L’emergenza COVID-19 ha improvvisamente modificato la geografia delle Stroke Unit, soprattutto nelle Regioni più colpite dalla pandemia: in Lombardia, ad esempio, abbiamo assistito ad una riduzione del numero di Stroke Unit operative da 28 a 10 Unità e ad una conseguente riorganizzazione dell’assistenza e del trasporto in fase pre-ospedaliera. In altre Regioni, invece, come ad esempio l’Emilia Romagna, la riorganizzazione delle reti è avvenuta nelle singole aziende ospedaliere o per aree vaste, con minori variazioni rispetto all’organizzazione lombarda.

“La pandemia da COVID-19 ci ha messo di fronte ad una grande sfida nella gestione dei pazienti con ictus acuto – ha dichiarato la Prof.ssa Valeria Caso, neurologa presso la Stroke Unit dell’Ospedale di Perugia, Past President European Stroke Organisation e supervisore dell’articolo. Ci sono però alcune considerazioni da tenere ben presenti: l’ictus è un’emergenza sanitaria ma, anche nel corso della pandemia, è stato garantito un trattamento di alto livello. In caso di una seconda ondata, i pazienti colpiti da questa patologia saranno gestiti con un “codice di protezione ictus” per evitare l’infezione e questa gestione si protrarrà anche durante gli eventuali trattamenti.
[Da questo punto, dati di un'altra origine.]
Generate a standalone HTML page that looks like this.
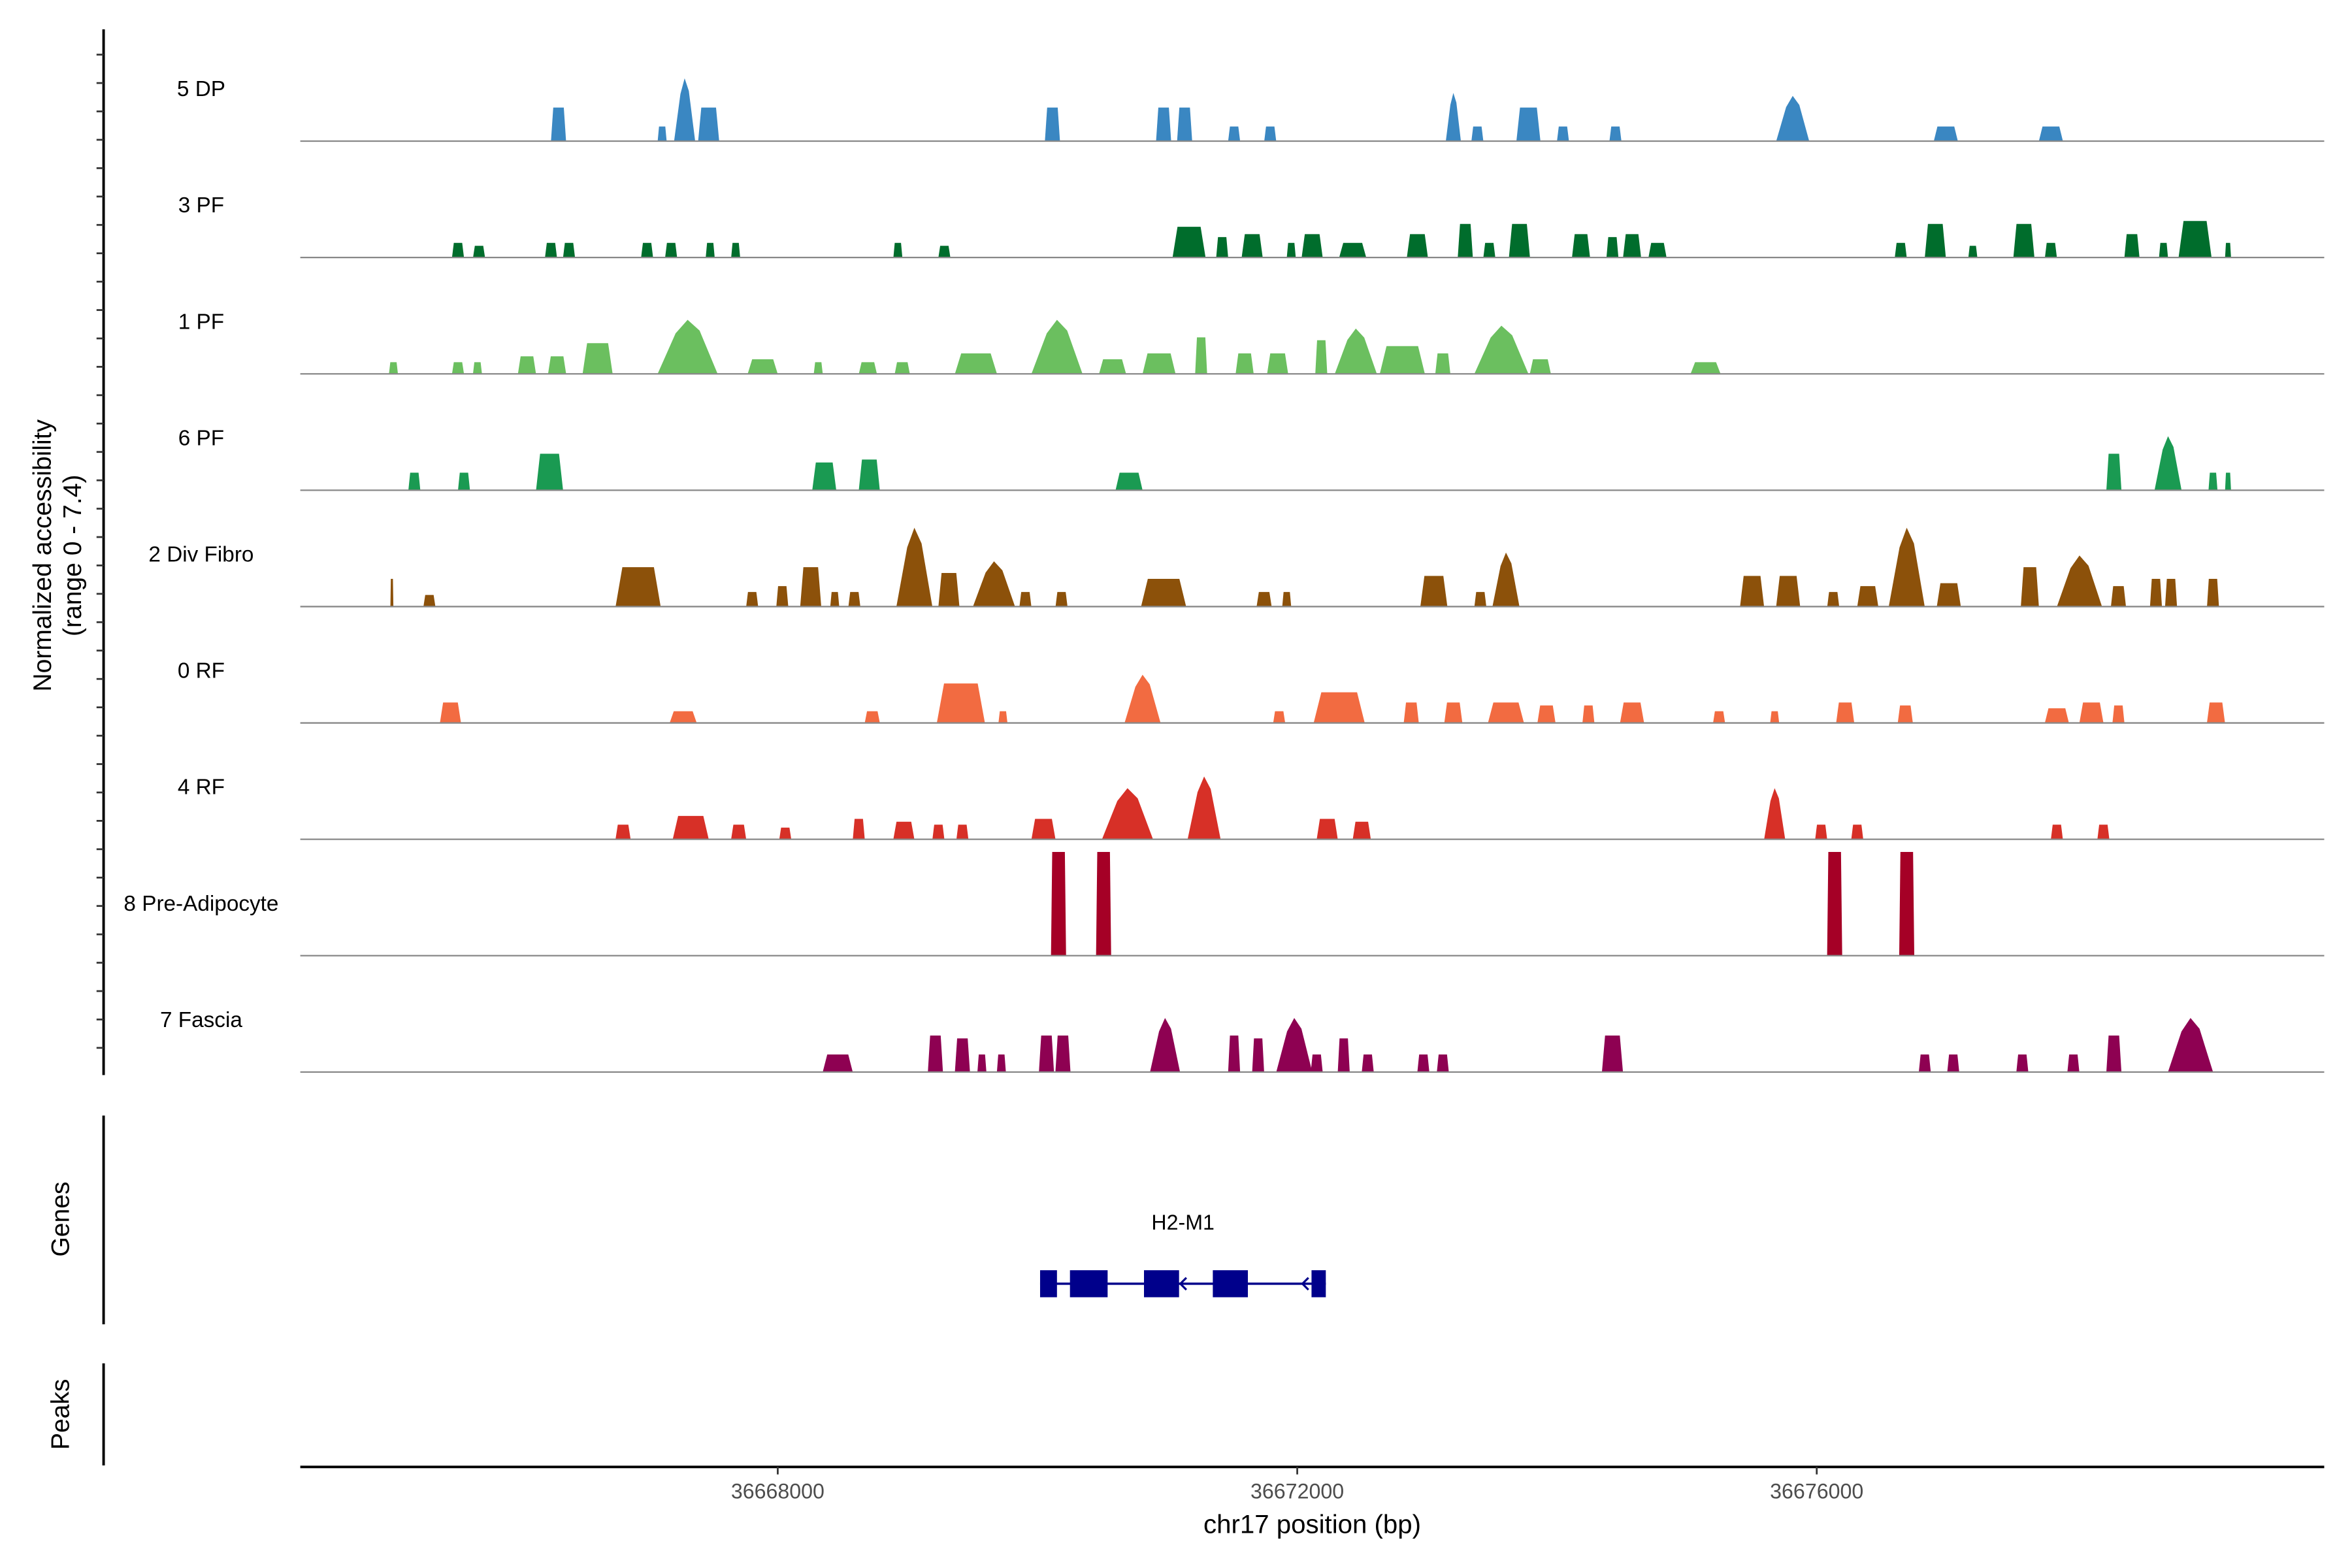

Infine, gli sviluppi tecnologici della telemedicina, già applicata alla cura dell’ictus acuto in forma di telestroke in quei territori che sono geograficamente svantaggiati, possono sicuramente offrire – in alcuni casi – uno strumento adeguato per una corretta gestione anche del paziente cronico”.

L’emergenza COVID, con le necessarie misure di distanziamento sociale e la inevitabile paura della popolazione a recarsi in ospedale o a contattare il servizio di emergenza territoriale, ha portato a un significativo calo del numero di ricoveri per ictus e, quindi, dei pazienti trattati, rispetto ai numeri dello stesso periodo di un anno fa. Non solo: molti pazienti sono arrivati in una fase già avanzata di malattia, spesso con situazioni di maggiore gravità. Questo fenomeno, anche se non sistematicamente, è stato osservato e riportato dai team neuro-vascolari in tutta Italia e trova dei parallelismi anche in ambito cardiologico.

L’analisi dell’Istituto Superiore di Sanità sui primi 3.200 pazienti deceduti durante la pandemia ha confermato un profilo di rischio principalmente sovrapposto alla popolazione ad alto rischio di ictus: età media 78,5 anni; 30% con storia di cardiopatia ischemica, 22% di fibrillazione atriale, 73,8% di ipertensione e 33% di diabete mellito. Un altro aspetto è il verificarsi dell’ictus in pazienti già ricoverati a causa di COVID- 19: si è trattato spesso di chi versava in gravi condizioni e la gestione di queste persone, a partire dal sospetto diagnostico, è risultata particolarmente complessa.

Il COVID-19 ha rappresentato e ancora rappresenta una sfida per il sistema sanitario italiano e, di conseguenza, ha portato ad una radicale riorganizzazione dei percorsi regionali dell’ictus. In caso di una seconda ondata pandemica, i percorsi di trattamento dell’ictus dovranno essere abbastanza flessibili in modo da poter essere riadattati per il trattamento della fase acuta, la prevenzione secondaria e la riabilitazione attraverso l’uso della telemedicina, al fine di garantire il diritto di accesso alle cure della popolazione.